Historicamente, os Presidentes da
República da Guiné-Bissau não conseguiram se restringir a supervisionar,
enquanto garantes da paz e estabilidade, a atuação dos governos, sem
politizarem. Afinal de contas são políticos e têm seus círculos políticos e
dispõem de agendas políticas próprias. Aliás, o nosso sistema político lhes
atribui essa margem. Essa realidade os impõe, mesmo não “querendo”, a influir
por bem ou por mal nos governos.

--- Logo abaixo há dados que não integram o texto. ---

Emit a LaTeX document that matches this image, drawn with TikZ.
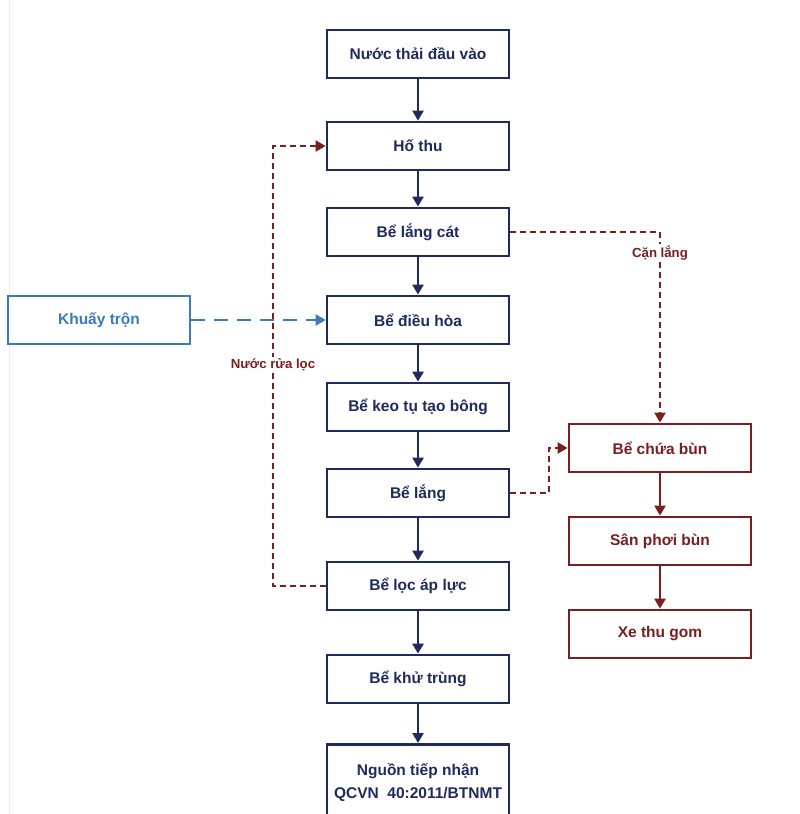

Isso é normal no tabuleiro político.
Entretanto, em um modelo semipresidencial, essas influências tendem a ser
problemáticas, sobretudo quando este e o Primeiro-Ministro carregam
divergências políticas.
A questão é que um sistema que outorga
ao Presidente da República poder sobre o judiciário e o mesmo semipresidencialismo,
paradoxalmente, se diz “pretender equilibrar” o poder entre o Presidente da
República e o Primeiro-Ministro, associado às tradicionais rivalidades entre as
duas figuras, tende a gerar casos de questionamentos e insinuações de
politização da justiça e judicialização da política. Repito, não estou a
afirmar que foi o que aconteceu em relação à acusação de alguns membros do
Governo pelo Ministério Público, embora seja a impressão que se pode ter.
Portanto, os questionamentos do
Primeiro-Ministro só existiram porque o modelo político é semipresidencial. Se
fosse parlamentarismo ou presidencialismo, dificilmente teria havido o
ocorrido. O semipresidencialismo pode nos propiciar o amadurecimento e convívio
democrático a partir da doutrina montesquiana de freio e contrapesos, mas pela
nossa própria experiência democrática, tende a gerar, por muito tempo, delongas
e controvérsias nas relações interinstitucionais. Por outro lado, se o
parlamentarismo e/ou presidencialismo não são bons pedagogos nos mesmos termos
que é o semipresidencialismo, os dois últimos tenderiam a ser mais eficientes e
pragmáticos na governação da nossa jovem nação.